#### Collected data

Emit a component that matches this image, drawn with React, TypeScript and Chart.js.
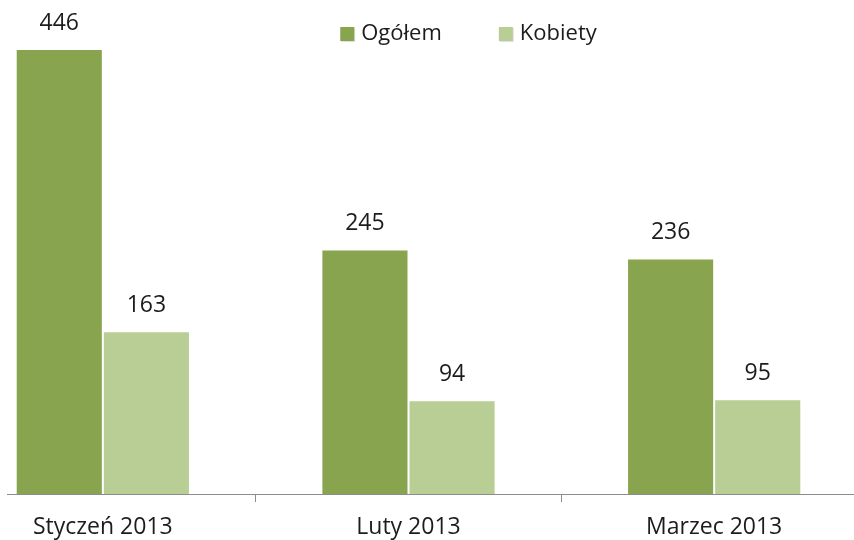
import { useEffect, useRef } from 'react';
import { Chart, registerables } from 'chart.js';

Chart.register(...registerables);

const categories = ['Styczeń 2013', 'Luty 2013', 'Marzec 2013'];
const seriesNames = ['Ogółem', 'Kobiety'];
const ogolem = [446, 245, 236];
const kobiety = [163, 94, 95];
const seriesColors = ['#88A44F', '#B9CE94'];

const FONT = '"Open Sans", sans-serif';
const TEXT = '#1c1c1c';

const valueLabels = {
  id: 'valueLabels',
  afterDatasetsDraw(chart: any) {
    const ctx = chart.ctx;
    ctx.save();
    ctx.font = `23px ${FONT}`;
    ctx.fillStyle = TEXT;
    ctx.textAlign = 'center';
    ctx.textBaseline = 'alphabetic';
    chart.data.datasets.forEach((ds: any, i: number) => {
      const meta = chart.getDatasetMeta(i);
      meta.data.forEach((bar: any, j: number) => {
        ctx.fillText(String(ds.data[j]), bar.x, bar.y - 19);
      });
    });
    ctx.restore();
  },
};

const customLegend = {
  id: 'customLegend',
  afterDraw(chart: any) {
    const ctx = chart.ctx;
    ctx.save();
    ctx.font = `22px ${FONT}`;
    ctx.textBaseline = 'alphabetic';
    ctx.textAlign = 'left';
    const box = 14;
    const gapText = 7;
    const gapItem = 57;
    const widths = chart.data.datasets.map((d: any) => ctx.measureText(d.label).width);
    const total = widths.reduce((a: number, w: number) => a + box + gapText + w, 0) + gapItem * (widths.length - 1);
    let x = chart.width / 2 + 60 - total / 2;
    const baseline = 40;
    chart.data.datasets.forEach((d: any, i: number) => {
      ctx.fillStyle = 'rgba(0,0,0,0.12)';
      ctx.fillRect(x + 1, baseline - 12, box, box);
      ctx.fillStyle = d.backgroundColor;
      ctx.fillRect(x, baseline - 13, box, box);
      ctx.fillStyle = TEXT;
      ctx.fillText(d.label, x + box + gapText, baseline);
      x += box + gapText + widths[i] + gapItem;
    });
    ctx.restore();
  },
};

export default function App() {
  const ref = useRef<HTMLCanvasElement>(null);
  useEffect(() => {
    if (!ref.current) return;
    const chart = new Chart(ref.current, {
      type: 'bar',
      data: {
        labels: categories,
        datasets: [
          {
            label: seriesNames[0],
            data: ogolem,
            backgroundColor: seriesColors[0],
            borderColor: '#ffffff',
            borderWidth: { left: 1, right: 1, top: 1, bottom: 0 },
          },
          {
            label: seriesNames[1],
            data: kobiety,
            backgroundColor: seriesColors[1],
            borderColor: '#ffffff',
            borderWidth: { left: 1, right: 1, top: 1, bottom: 0 },
          },
        ],
      },
      options: {
        animation: false,
        responsive: false,
        maintainAspectRatio: false,
        layout: { padding: 0 },
        datasets: { bar: { categoryPercentage: 0.57, barPercentage: 1 } },
        plugins: {
          legend: { display: false },
          tooltip: { enabled: false },
        },
        scales: {
          x: {
            grid: {
              display: true,
              offset: true,
              drawOnChartArea: false,
              drawTicks: true,
              tickLength: 8,
              color: '#8c8c8c',
            },
            border: { display: true, color: '#8c8c8c', width: 1 },
            ticks: {
              color: TEXT,
              font: { family: FONT, size: 23 },
              padding: 12,
              maxRotation: 0,
            },
            afterFit: (axis: any) => {
              axis.height = 46;
            },
          },
          y: {
            display: false,
            min: 0,
            max: 495,
          },
        },
      },
      plugins: [valueLabels, customLegend],
    });
    return () => chart.destroy();
  }, []);

  return (
    <div
      style={{
        position: 'absolute',
        left: 7,
        top: 0,
        width: 847,
        height: 540,
        overflow: 'hidden',
        background: '#fff',
      }}
    >
      <canvas
        ref={ref}
        width={917}
        height={540}
        style={{ position: 'absolute', left: -57, top: 0, width: 917, height: 540 }}
      />
    </div>
  );
}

########

_Short problem_
Write the material out again exactly as it appears, dropping the pictures.

_Reply_
Emit a component that matches this image, drawn with React, TypeScript and Chart.js.
import { useEffect, useRef } from 'react';
import { Chart, registerables } from 'chart.js';

Chart.register(...registerables);

const categories = ['Styczeń 2013', 'Luty 2013', 'Marzec 2013'];
const seriesNames = ['Ogółem', 'Kobiety'];
const ogolem = [446, 245, 236];
const kobiety = [163, 94, 95];
const seriesColors = ['#88A44F', '#B9CE94'];

const FONT = '"Open Sans", sans-serif';
const TEXT = '#1c1c1c';

const valueLabels = {
  id: 'valueLabels',
  afterDatasetsDraw(chart: any) {
    const ctx = chart.ctx;
    ctx.save();
    ctx.font = `23px ${FONT}`;
    ctx.fillStyle = TEXT;
    ctx.textAlign = 'center';
    ctx.textBaseline = 'alphabetic';
    chart.data.datasets.forEach((ds: any, i: number) => {
      const meta = chart.getDatasetMeta(i);
      meta.data.forEach((bar: any, j: number) => {
        ctx.fillText(String(ds.data[j]), bar.x, bar.y - 19);
      });
    });
    ctx.restore();
  },
};

const customLegend = {
  id: 'customLegend',
  afterDraw(chart: any) {
    const ctx = chart.ctx;
    ctx.save();
    ctx.font = `22px ${FONT}`;
    ctx.textBaseline = 'alphabetic';
    ctx.textAlign = 'left';
    const box = 14;
    const gapText = 7;
    const gapItem = 57;
    const widths = chart.data.datasets.map((d: any) => ctx.measureText(d.label).width);
    const total = widths.reduce((a: number, w: number) => a + box + gapText + w, 0) + gapItem * (widths.length - 1);
    let x = chart.width / 2 + 60 - total / 2;
    const baseline = 40;
    chart.data.datasets.forEach((d: any, i: number) => {
      ctx.fillStyle = 'rgba(0,0,0,0.12)';
      ctx.fillRect(x + 1, baseline - 12, box, box);
      ctx.fillStyle = d.backgroundColor;
      ctx.fillRect(x, baseline - 13, box, box);
      ctx.fillStyle = TEXT;
      ctx.fillText(d.label, x + box + gapText, baseline);
      x += box + gapText + widths[i] + gapItem;
    });
    ctx.restore();
  },
};

export default function App() {
  const ref = useRef<HTMLCanvasElement>(null);
  useEffect(() => {
    if (!ref.current) return;
    const chart = new Chart(ref.current, {
      type: 'bar',
      data: {
        labels: categories,
        datasets: [
          {
            label: seriesNames[0],
            data: ogolem,
            backgroundColor: seriesColors[0],
            borderColor: '#ffffff',
            borderWidth: { left: 1, right: 1, top: 1, bottom: 0 },
          },
          {
            label: seriesNames[1],
            data: kobiety,
            backgroundColor: seriesColors[1],
            borderColor: '#ffffff',
            borderWidth: { left: 1, right: 1, top: 1, bottom: 0 },
          },
        ],
      },
      options: {
        animation: false,
        responsive: false,
        maintainAspectRatio: false,
        layout: { padding: 0 },
        datasets: { bar: { categoryPercentage: 0.57, barPercentage: 1 } },
        plugins: {
          legend: { display: false },
          tooltip: { enabled: false },
        },
        scales: {
          x: {
            grid: {
              display: true,
              offset: true,
              drawOnChartArea: false,
              drawTicks: true,
              tickLength: 8,
              color: '#8c8c8c',
            },
            border: { display: true, color: '#8c8c8c', width: 1 },
            ticks: {
              color: TEXT,
              font: { family: FONT, size: 23 },
              padding: 12,
              maxRotation: 0,
            },
            afterFit: (axis: any) => {
              axis.height = 46;
            },
          },
          y: {
            display: false,
            min: 0,
            max: 495,
          },
        },
      },
      plugins: [valueLabels, customLegend],
    });
    return () => chart.destroy();
  }, []);

  return (
    <div
      style={{
        position: 'absolute',
        left: 7,
        top: 0,
        width: 847,
        height: 540,
        overflow: 'hidden',
        background: '#fff',
      }}
    >
      <canvas
        ref={ref}
        width={917}
        height={540}
        style={{ position: 'absolute', left: -57, top: 0, width: 917, height: 540 }}
      />
    </div>
  );
}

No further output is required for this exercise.